The House of Aviance is one of the houses within the ball scene known for its vogueing, fashion, music and performances. He is a member of that House, and it is from that House where he takes his last name.

==Selection of works==
In 1991, Aviance produced a track titled Go Bitch Go! – "Work This Pussy" (Original Bitch Mix). This track has been covered and released numerous times by some high-profile DJs such as Armand Van Helden in his 2014 Masterpiece. According to music critic Barry Walters, Britney Spears' 2013 track Work Bitch from her Britney Jean album is a recreation of "the vogueing vibe of gay/trans bitch tracks like Go Bitch Go's "(Work This) Pussy" [Go Bitch Go! – "Work This Pussy"] originally produced by Aviance in 1991. Critic Christina Lee posits that, Britney's Work Bitch track sounds more like RuPaul's 1993 track Supermodel (You Better Work). Aviance would go on to produce other classic house tracks such as Giv Me Luv - which was remixed in 2009 by DJs Chris Cox and Yiannis Mistress.
Other works include Ultraworld – Life After Death on Strictly Rhythm (1991), Sexy Thing (1996) Useless (1999) and Black On Black (2001).

Throughout his career, Aviance has gone by several variations of his name including J. P. Aviance, J. P. Wilkerson, J. Philippe, J. Phillipe (Alcatraz), J. Phillippe, J. Phillippe Aviance, J.P., J.P. Aviance, J.Phillipe, Jean - Philippe, Jean Philip Aviance, Jean Philipe Aviance, Jean Philippe, Jean Philippe Aviance, Jean Philippe-Aviance, Jean Phillipe, Jean Phillipe Aviance, Jean Phillippe, Jean Phillippe Aviance, Jean-Philippe, Jean-Philippe Aviance, Jean-Philippe Avians, Jean-Phillipe, Jean-Phillippe, JP, and JP Avience.

==Alcatraz==
Aviance was member of Alcatraz along with fellow U.S. producer/mixer Victor Imbres whom he collaborated with on Giv Me Luv (1995) - which reached number 12 in the UK Charts (1996).

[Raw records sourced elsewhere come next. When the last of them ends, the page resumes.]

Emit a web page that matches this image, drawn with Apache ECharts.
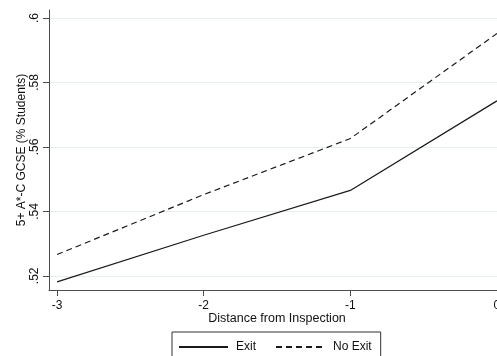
<!DOCTYPE html>
<html>
<head>
<meta charset="utf-8">
<script src="https://cdn.jsdelivr.net/npm/echarts@6/dist/echarts.min.js"></script>
<style>
  html, body { margin: 0; padding: 0; overflow: hidden; background: #fff; width: 497px; height: 356px; }
  #chart { width: 505px; height: 366px; }
</style>
</head>
<body>
<div id="chart"></div>
<script>
// Share of students with 5+ A*-C GCSEs, by years from inspection
const distance = [-3, -2, -1, 0];
const exitShare = [0.5181, 0.5326, 0.5465, 0.5743];
const noExitShare = [0.5266, 0.5452, 0.5626, 0.5952];

const xTicks = [-3, -2, -1, 0];
const yTicks = [0.52, 0.54, 0.56, 0.58, 0.6];
const yTickLabels = ['.52', '.54', '.56', '.58', '.6'];

const FONT = 'Arial, "Liberation Sans", sans-serif';
const AXIS_COLOR = '#4d4d4d';
const LINE_COLOR = '#1a1a1a';

function yLabel(v) {
  const i = yTicks.findIndex(t => Math.abs(t - v) < 1e-9);
  return i >= 0 ? yTickLabels[i] : '';
}

const chart = echarts.init(document.getElementById('chart'), null, { renderer: 'canvas' });

chart.setOption({
  backgroundColor: '#ffffff',
  animation: false,
  textStyle: { fontFamily: FONT },
  grid: { left: 49, right: 0, top: 10, height: 280, containLabel: false },
  xAxis: {
    type: 'value',
    min: -3.055,
    max: 0.055,
    name: 'Distance from Inspection',
    nameLocation: 'middle',
    nameGap: 22,
    nameMoveOverlap: false,
    nameTextStyle: { color: '#111', fontSize: 12.5, fontFamily: FONT },
    axisLine: { show: true, onZero: false, lineStyle: { color: AXIS_COLOR, width: 1 } },
    axisTick: { show: true, length: 6, customValues: xTicks, lineStyle: { color: AXIS_COLOR } },
    axisLabel: { customValues: xTicks, margin: 10, color: '#111', fontSize: 12, fontFamily: FONT,
                 formatter: v => String(v) },
    splitLine: { show: false }
  },
  yAxis: {
    type: 'value',
    min: 0.5156,
    max: 0.6025,
    name: '5+ A*-C GCSE (% Students)',
    nameLocation: 'middle',
    nameRotate: 90,
    nameGap: 21,
    nameMoveOverlap: false,
    nameTextStyle: { color: '#111', fontSize: 12, fontFamily: FONT },
    axisLine: { show: true, onZero: false, lineStyle: { color: AXIS_COLOR, width: 1 } },
    axisTick: { show: true, length: 6, customValues: yTicks, lineStyle: { color: AXIS_COLOR } },
    axisLabel: { customValues: yTicks, rotate: 90, margin: 8, color: '#111', fontSize: 12, fontFamily: FONT,
                 formatter: yLabel },
    splitLine: { show: true, lineStyle: { color: '#e6eef0', width: 1 } }
  },
  legend: {
    show: true,
    left: 172,
    top: 332,
    orient: 'horizontal',
    itemWidth: 49,
    itemHeight: 12,
    itemGap: 19,
    padding: [9, 9, 9, 6],
    borderColor: '#333',
    borderWidth: 1,
    borderRadius: 0,
    selectedMode: false,
    // keep only the line sample in each key, no marker on it
    itemStyle: { color: 'rgba(0,0,0,0)', borderWidth: 0, opacity: 0 },
    textStyle: { color: '#111', fontSize: 12, fontFamily: FONT, padding: [0, 0, 0, 3] },
    data: ['Exit', 'No Exit']
  },
  series: [
    {
      name: 'Exit',
      type: 'line',
      data: distance.map((d, i) => [d, exitShare[i]]),
      showSymbol: false,
      symbol: 'none',
      lineStyle: { color: LINE_COLOR, width: 1.2, type: 'solid' },
      itemStyle: { color: LINE_COLOR },
      clip: true
    },
    {
      name: 'No Exit',
      type: 'line',
      data: distance.map((d, i) => [d, noExitShare[i]]),
      showSymbol: false,
      symbol: 'none',
      lineStyle: { color: LINE_COLOR, width: 1.2, type: [6, 4] },
      itemStyle: { color: LINE_COLOR },
      clip: true
    }
  ]
});
</script>
</body>
</html>
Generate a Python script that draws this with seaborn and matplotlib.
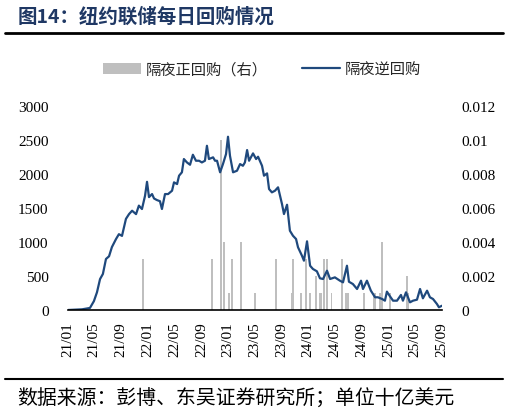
import matplotlib
matplotlib.use("Agg")
import matplotlib.pyplot as plt
import matplotlib.dates as mdates
from matplotlib.lines import Line2D
from matplotlib.patches import Patch
import seaborn as sns
import pandas as pd

# 隔夜逆回购（十亿美元），读图估算
rrp_dates = [
    "2021-01-01", "2021-02-02", "2021-03-06", "2021-04-11", "2021-04-29", "2021-05-13",
    "2021-05-27", "2021-06-09", "2021-06-23", "2021-07-07", "2021-07-20", "2021-08-08",
    "2021-08-21", "2021-09-04", "2021-09-22", "2021-10-06", "2021-10-20", "2021-11-07",
    "2021-11-20", "2021-12-04", "2021-12-18", "2021-12-27", "2022-01-05", "2022-01-19",
    "2022-01-28", "2022-02-10", "2022-02-24", "2022-03-05", "2022-03-19", "2022-04-02",
    "2022-04-20", "2022-04-29", "2022-05-13", "2022-05-22", "2022-06-04", "2022-06-13",
    "2022-06-27", "2022-07-11", "2022-07-24", "2022-08-07", "2022-08-21", "2022-09-03",
    "2022-09-17", "2022-09-26", "2022-10-05", "2022-10-24", "2022-11-02", "2022-11-11",
    "2022-11-25", "2022-12-08", "2022-12-22", "2022-12-31", "2023-01-09", "2023-01-23",
    "2023-02-10", "2023-02-24", "2023-03-09", "2023-03-18", "2023-03-28", "2023-04-06",
    "2023-04-24", "2023-05-08", "2023-05-17", "2023-06-04", "2023-06-13", "2023-06-27",
    "2023-07-06", "2023-07-19", "2023-08-02", "2023-08-16", "2023-09-03", "2023-09-12",
    "2023-09-26", "2023-10-09", "2023-10-23", "2023-11-06", "2023-11-15", "2023-12-03",
    "2023-12-12", "2023-12-26", "2024-01-09", "2024-01-22", "2024-02-09", "2024-02-23",
    "2024-03-08", "2024-03-26", "2024-04-09", "2024-05-01", "2024-05-24", "2024-06-07",
    "2024-06-25", "2024-07-04", "2024-07-22", "2024-08-10", "2024-08-28", "2024-09-06",
    "2024-09-24", "2024-10-12", "2024-10-31", "2024-11-13", "2024-12-02", "2024-12-15",
    "2024-12-24", "2025-01-07", "2025-01-21", "2025-02-08", "2025-02-26", "2025-03-07",
    "2025-03-21", "2025-04-08", "2025-04-22", "2025-05-10", "2025-05-24", "2025-06-06",
    "2025-06-25", "2025-07-08", "2025-07-22", "2025-08-09", "2025-08-18", "2025-09-01",
]
rrp_values = [
    0, 5, 10, 30, 130, 260,
    455, 530, 750, 790, 925, 1045,
    1115, 1090, 1340, 1410, 1460, 1410,
    1535, 1485, 1680, 1885, 1660, 1705,
    1640, 1617, 1600, 1485, 1705, 1705,
    1754, 1877, 1852, 1975, 2025, 2220,
    2170, 2136, 2283, 2195, 2195, 2170,
    2195, 2415, 2220, 2245, 2195, 2195,
    2025, 2146, 2293, 2548, 2268, 2025,
    2048, 2146, 2121, 2170, 2352, 2195,
    2303, 2220, 2254, 2121, 1975, 2009,
    1779, 1730, 1754, 1804, 1558, 1411,
    1548, 1166, 1092, 1044, 922, 798,
    725, 1010, 651, 603, 569, 466,
    456, 578, 456, 480, 431, 407,
    651, 416, 382, 309, 431, 309,
    431, 284, 187, 187, 162, 137,
    270, 201, 137, 137, 221, 137,
    260, 113, 137, 152, 309, 172,
    284, 187, 162, 88, 40, 63,
]

# 隔夜正回购（右轴）
rp_dates = [
    "2021-12-07", "2022-10-18", "2022-11-29", "2022-12-13", "2023-01-03", "2023-01-18",
    "2023-02-28", "2023-05-03", "2023-08-07", "2023-10-19", "2023-10-24", "2023-11-29",
    "2023-12-20", "2024-01-09", "2024-02-05", "2024-02-21", "2024-02-28", "2024-03-11",
    "2024-03-25", "2024-04-16", "2024-06-04", "2024-06-21", "2024-06-30", "2024-09-09",
    "2024-10-25", "2024-10-31", "2024-11-23", "2024-12-03", "2025-01-07", "2025-03-24",
    "2025-03-29",
]
rp_values = [
    0.003, 0.003, 0.010, 0.004, 0.001, 0.003,
    0.004, 0.001, 0.003, 0.001, 0.003, 0.001,
    0.003, 0.001, 0.002, 0.001, 0.001, 0.003,
    0.003, 0.001, 0.003, 0.001, 0.001, 0.001,
    0.001, 0.001, 0.001, 0.004, 0.001, 0.002,
    0.001,
]

rrp = pd.DataFrame({"date": pd.to_datetime(rrp_dates), "value": rrp_values})
rp = pd.DataFrame({"date": pd.to_datetime(rp_dates), "value": rp_values})

sns.set_style("white")
plt.rcParams["font.family"] = ["Noto Sans CJK SC", "DejaVu Sans"]

line_color = "#1f497d"
bar_color = "#bfbfbf"
num_font = "Liberation Serif"

fig = plt.figure(figsize=(5.09, 4.14), dpi=100)
ax = fig.add_axes([68 / 509, 1 - 311 / 414, 374 / 509, 204 / 414])
ax2 = ax.twinx()

ax2.bar(rp["date"], rp["value"], width=8, color=bar_color, linewidth=0)
sns.lineplot(data=rrp, x="date", y="value", ax=ax, color=line_color, linewidth=1.6)

ax.set_zorder(ax2.get_zorder() + 1)
ax.patch.set_visible(False)

ax.set_xlim(pd.Timestamp("2021-01-01"), pd.Timestamp("2025-09-01"))
ax.set_ylim(0, 3000)
ax2.set_ylim(0, 0.012)
ax.set_yticks(range(0, 3001, 500))
ax2.set_yticks([0, 0.002, 0.004, 0.006, 0.008, 0.01, 0.012])
ax2.set_yticklabels(["0", "0.002", "0.004", "0.006", "0.008", "0.01", "0.012"])

ax.xaxis.set_major_locator(mdates.MonthLocator(bymonth=[1, 5, 9]))
ax.xaxis.set_major_formatter(mdates.DateFormatter("%y/%m"))
ax.set_xlabel("")
ax.set_ylabel("")

for a in (ax, ax2):
    for side in ("top", "left", "right", "bottom"):
        a.spines[side].set_visible(False)
ax.spines["bottom"].set_visible(True)
ax.spines["bottom"].set_color("black")
ax.spines["bottom"].set_linewidth(1.2)

ax.tick_params(axis="x", direction="inout", length=8, width=1.2, color="black",
               pad=4, labelrotation=90, labelsize=11)
ax.tick_params(axis="y", length=0, pad=14, labelsize=11)
ax2.tick_params(axis="y", length=0, pad=14, labelsize=11)
for lab in ax.get_xticklabels() + ax.get_yticklabels() + ax2.get_yticklabels():
    lab.set_fontfamily(num_font)
    lab.set_color("black")

handles = [Patch(facecolor=bar_color, edgecolor="none"),
           Line2D([0], [0], color=line_color, linewidth=1.6)]
fig.legend(handles, ["隔夜正回购（右）", "隔夜逆回购"], loc="center",
           bbox_to_anchor=(262 / 509, 1 - 70 / 414), ncol=2, frameon=False,
           fontsize=11, handlelength=2.5, handletextpad=0.3, columnspacing=2.2)

fig.text(18 / 509, 1 - 17 / 414, "图14：纽约联储每日回购情况", fontsize=14,
         fontweight="bold", color="#1f3864", va="center", ha="left")
fig.add_artist(Line2D([5 / 509, 503 / 509], [1 - 34 / 414] * 2, color="black", linewidth=2))
fig.add_artist(Line2D([5 / 509, 503 / 509], [1 - 380 / 414] * 2, color="black", linewidth=1.5))
fig.text(17 / 509, 1 - 398 / 414, "数据来源：彭博、东吴证券研究所；单位十亿美元",
         fontsize=14.3, color="black", va="center", ha="left")

fig.savefig("out.png", dpi=100)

Alcatraz was a duo consisting of Aviance and Imbres. The duo's debut single was Give Me Luv — which was released on Deep Dish's Yoshitoshi label in early 1995. This track was Aviance and Imbres' first collaboration. They had "first met when Imbres was engineering a remix of Deep Dish's Satori by Aviance." Alcatraz was not envisaged as a permanent collaboration. However, Aviance and Imbres' collaboration gained them journalistic and club support until the two parted company.

Aviance is married and lives in Delaware (as of 2014). He is currently a semi-retired DJ.